» **What is being asked**: Quote all lines below exactly. Images stay out.

» **Collected data**:
^^^^^^^^

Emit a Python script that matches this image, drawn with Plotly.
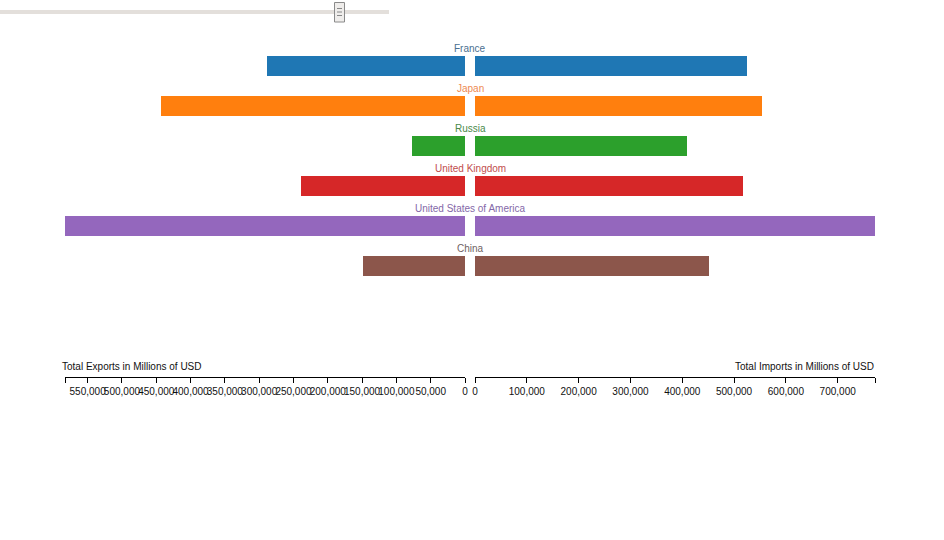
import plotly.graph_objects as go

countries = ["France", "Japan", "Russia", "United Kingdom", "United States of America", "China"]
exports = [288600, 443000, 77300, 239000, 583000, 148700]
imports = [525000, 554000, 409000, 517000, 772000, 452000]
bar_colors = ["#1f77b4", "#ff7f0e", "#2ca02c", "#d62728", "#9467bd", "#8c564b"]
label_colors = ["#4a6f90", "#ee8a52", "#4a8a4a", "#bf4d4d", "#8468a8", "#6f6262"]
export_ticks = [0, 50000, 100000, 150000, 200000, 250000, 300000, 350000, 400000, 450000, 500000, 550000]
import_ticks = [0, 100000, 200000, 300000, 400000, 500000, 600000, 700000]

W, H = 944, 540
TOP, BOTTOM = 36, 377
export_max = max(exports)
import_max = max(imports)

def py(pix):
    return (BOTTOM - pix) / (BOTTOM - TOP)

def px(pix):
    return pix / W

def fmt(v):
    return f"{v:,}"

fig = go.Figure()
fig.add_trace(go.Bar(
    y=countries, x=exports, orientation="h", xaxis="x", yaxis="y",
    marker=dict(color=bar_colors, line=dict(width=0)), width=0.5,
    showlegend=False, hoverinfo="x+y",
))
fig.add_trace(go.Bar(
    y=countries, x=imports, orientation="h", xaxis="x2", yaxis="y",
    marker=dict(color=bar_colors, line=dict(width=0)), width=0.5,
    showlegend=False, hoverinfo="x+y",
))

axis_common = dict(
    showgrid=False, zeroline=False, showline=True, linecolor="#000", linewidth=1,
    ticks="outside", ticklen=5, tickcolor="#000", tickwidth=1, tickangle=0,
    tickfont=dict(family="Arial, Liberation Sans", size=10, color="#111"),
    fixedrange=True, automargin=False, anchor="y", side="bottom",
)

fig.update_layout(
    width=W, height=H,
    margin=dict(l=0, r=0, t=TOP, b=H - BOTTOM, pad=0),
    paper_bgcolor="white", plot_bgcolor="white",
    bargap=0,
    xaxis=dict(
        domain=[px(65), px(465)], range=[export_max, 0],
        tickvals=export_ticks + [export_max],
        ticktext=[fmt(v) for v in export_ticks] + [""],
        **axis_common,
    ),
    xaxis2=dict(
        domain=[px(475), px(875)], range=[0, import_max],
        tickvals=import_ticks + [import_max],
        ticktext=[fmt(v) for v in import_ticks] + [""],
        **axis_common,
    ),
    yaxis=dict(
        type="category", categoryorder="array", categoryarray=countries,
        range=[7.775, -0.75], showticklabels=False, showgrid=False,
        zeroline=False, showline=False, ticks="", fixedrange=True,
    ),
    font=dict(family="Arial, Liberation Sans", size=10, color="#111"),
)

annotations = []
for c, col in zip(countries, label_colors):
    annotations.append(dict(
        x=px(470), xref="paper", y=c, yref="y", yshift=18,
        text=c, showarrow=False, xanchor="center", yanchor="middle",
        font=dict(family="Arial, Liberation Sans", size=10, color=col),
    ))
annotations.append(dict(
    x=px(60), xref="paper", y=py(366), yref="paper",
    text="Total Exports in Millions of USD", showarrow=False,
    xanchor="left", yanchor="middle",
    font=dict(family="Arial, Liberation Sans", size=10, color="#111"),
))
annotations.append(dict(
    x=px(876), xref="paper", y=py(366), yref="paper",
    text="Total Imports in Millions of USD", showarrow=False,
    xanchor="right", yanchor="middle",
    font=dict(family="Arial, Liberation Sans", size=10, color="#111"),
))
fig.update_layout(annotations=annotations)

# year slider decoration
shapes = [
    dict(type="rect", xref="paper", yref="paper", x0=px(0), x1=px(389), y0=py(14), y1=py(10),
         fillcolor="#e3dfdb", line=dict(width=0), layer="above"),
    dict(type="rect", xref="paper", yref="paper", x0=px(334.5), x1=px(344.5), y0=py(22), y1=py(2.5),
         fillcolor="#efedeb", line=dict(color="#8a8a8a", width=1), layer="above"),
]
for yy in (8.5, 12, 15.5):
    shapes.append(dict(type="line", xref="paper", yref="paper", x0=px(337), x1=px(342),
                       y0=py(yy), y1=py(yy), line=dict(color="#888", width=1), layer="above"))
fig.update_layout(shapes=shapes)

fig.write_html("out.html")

^^^^^^^^

» **Output**:
Emit a Python script that matches this image, drawn with Plotly.
import plotly.graph_objects as go

countries = ["France", "Japan", "Russia", "United Kingdom", "United States of America", "China"]
exports = [288600, 443000, 77300, 239000, 583000, 148700]
imports = [525000, 554000, 409000, 517000, 772000, 452000]
bar_colors = ["#1f77b4", "#ff7f0e", "#2ca02c", "#d62728", "#9467bd", "#8c564b"]
label_colors = ["#4a6f90", "#ee8a52", "#4a8a4a", "#bf4d4d", "#8468a8", "#6f6262"]
export_ticks = [0, 50000, 100000, 150000, 200000, 250000, 300000, 350000, 400000, 450000, 500000, 550000]
import_ticks = [0, 100000, 200000, 300000, 400000, 500000, 600000, 700000]

W, H = 944, 540
TOP, BOTTOM = 36, 377
export_max = max(exports)
import_max = max(imports)

def py(pix):
    return (BOTTOM - pix) / (BOTTOM - TOP)

def px(pix):
    return pix / W

def fmt(v):
    return f"{v:,}"

fig = go.Figure()
fig.add_trace(go.Bar(
    y=countries, x=exports, orientation="h", xaxis="x", yaxis="y",
    marker=dict(color=bar_colors, line=dict(width=0)), width=0.5,
    showlegend=False, hoverinfo="x+y",
))
fig.add_trace(go.Bar(
    y=countries, x=imports, orientation="h", xaxis="x2", yaxis="y",
    marker=dict(color=bar_colors, line=dict(width=0)), width=0.5,
    showlegend=False, hoverinfo="x+y",
))

axis_common = dict(
    showgrid=False, zeroline=False, showline=True, linecolor="#000", linewidth=1,
    ticks="outside", ticklen=5, tickcolor="#000", tickwidth=1, tickangle=0,
    tickfont=dict(family="Arial, Liberation Sans", size=10, color="#111"),
    fixedrange=True, automargin=False, anchor="y", side="bottom",
)

fig.update_layout(
    width=W, height=H,
    margin=dict(l=0, r=0, t=TOP, b=H - BOTTOM, pad=0),
    paper_bgcolor="white", plot_bgcolor="white",
    bargap=0,
    xaxis=dict(
        domain=[px(65), px(465)], range=[export_max, 0],
        tickvals=export_ticks + [export_max],
        ticktext=[fmt(v) for v in export_ticks] + [""],
        **axis_common,
    ),
    xaxis2=dict(
        domain=[px(475), px(875)], range=[0, import_max],
        tickvals=import_ticks + [import_max],
        ticktext=[fmt(v) for v in import_ticks] + [""],
        **axis_common,
    ),
    yaxis=dict(
        type="category", categoryorder="array", categoryarray=countries,
        range=[7.775, -0.75], showticklabels=False, showgrid=False,
        zeroline=False, showline=False, ticks="", fixedrange=True,
    ),
    font=dict(family="Arial, Liberation Sans", size=10, color="#111"),
)

annotations = []
for c, col in zip(countries, label_colors):
    annotations.append(dict(
        x=px(470), xref="paper", y=c, yref="y", yshift=18,
        text=c, showarrow=False, xanchor="center", yanchor="middle",
        font=dict(family="Arial, Liberation Sans", size=10, color=col),
    ))
annotations.append(dict(
    x=px(60), xref="paper", y=py(366), yref="paper",
    text="Total Exports in Millions of USD", showarrow=False,
    xanchor="left", yanchor="middle",
    font=dict(family="Arial, Liberation Sans", size=10, color="#111"),
))
annotations.append(dict(
    x=px(876), xref="paper", y=py(366), yref="paper",
    text="Total Imports in Millions of USD", showarrow=False,
    xanchor="right", yanchor="middle",
    font=dict(family="Arial, Liberation Sans", size=10, color="#111"),
))
fig.update_layout(annotations=annotations)

# year slider decoration
shapes = [
    dict(type="rect", xref="paper", yref="paper", x0=px(0), x1=px(389), y0=py(14), y1=py(10),
         fillcolor="#e3dfdb", line=dict(width=0), layer="above"),
    dict(type="rect", xref="paper", yref="paper", x0=px(334.5), x1=px(344.5), y0=py(22), y1=py(2.5),
         fillcolor="#efedeb", line=dict(color="#8a8a8a", width=1), layer="above"),
]
for yy in (8.5, 12, 15.5):
    shapes.append(dict(type="line", xref="paper", yref="paper", x0=px(337), x1=px(342),
                       y0=py(yy), y1=py(yy), line=dict(color="#888", width=1), layer="above"))
fig.update_layout(shapes=shapes)

fig.write_html("out.html")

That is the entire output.